NASHVILLE, Tenn. (WKRN) – Former Vanderbilt University football players Brandon Vandenburg and Cory Batey were found guilty Tuesday on all counts they faced for the 2013 rape of Vandenburg’s then-girlfriend.
The jury reached its verdict after just three hours of deliberation.
The rape took place during the early morning hours of June 23, 2013 in Vandenburg’s on-campus dorm room at Gillette House. The victim was unconscious at the time.
Vandenburg was found guilty on four counts of aggravated rape, one count of attempted aggravated rape, two counts of aggravated sexual battery and one count each of tampering with evidence and unlawful photography.
Batey was found guilty on four counts of aggravated rape, one count of attempted aggravated rape and two counts of aggravated sexual battery.
Both men were taken into custody after the verdict was read. Sentencing will be held March 6.
Aggravated rape is a Class A felony punishable by 15 to 80 years in jail. Aggravated sexual battery is a Class B Felony punishable by 8 to 30 years in jail.
Vandenburg faces 1 to 6 years for the unlawful photography count and 3 to 15 years for the tampering with evidence count.
It’s likely the sentences, a 15-year minimum for each defendant, would be served concurrently, or at the same time.
Vandenburg and Batey, who testified in court Monday, were charged alongside former teammates Brandon Banks and Jaborian “Tip” McKenzie.
Trial dates for Banks and McKenzie have not yet been set. McKenzie testified against his former teammates last week.

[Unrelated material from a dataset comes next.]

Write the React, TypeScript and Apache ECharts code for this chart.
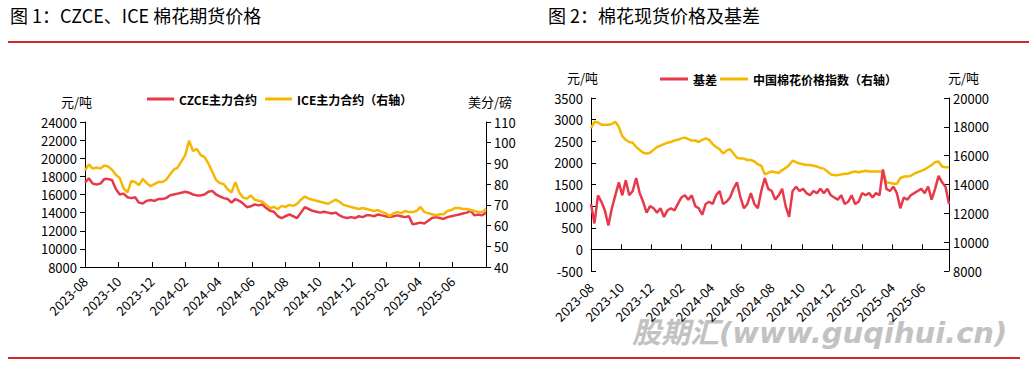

A statement prepared by the victim was read by Assistant District Attorney Jan Norman following the verdict. Watch the full statement here.
She said, in part, she hopes the publicity of the case will help end sexual assaults on other college campuses across the country. Read the full statement here.
“Finally, I want to remind other victims of sexual violence: You are not alone. You are not to blame,” the victim’s statement concluded.
Defense attorneys for both Batey and Vandenburg addressed the media following the guilty verdict.
“I think we did the best we could. I think we shined a light on a national problem. There’s several tragedies in this case,” Batey’s attorney Worrick Robinson said.
Albert Perez Jr., Vandenburg’s attorney, tearfully stated, “It’s very difficult for a person who is young to understand what happened because he asked me, ‘What happened?’ He didn’t understand.”
Beth Fortune, Vice Chancellor for Public Affairs at Vanderbilt University, also issued a statement on behalf of the school Tuesday evening. Read the full statement here.
“The conduct revealed by the evidence at trial was profoundly disturbing and utterly unacceptable. Our heart goes out to the victim,” she stated. “Her testimony was forceful and brave. She has received our care and support.”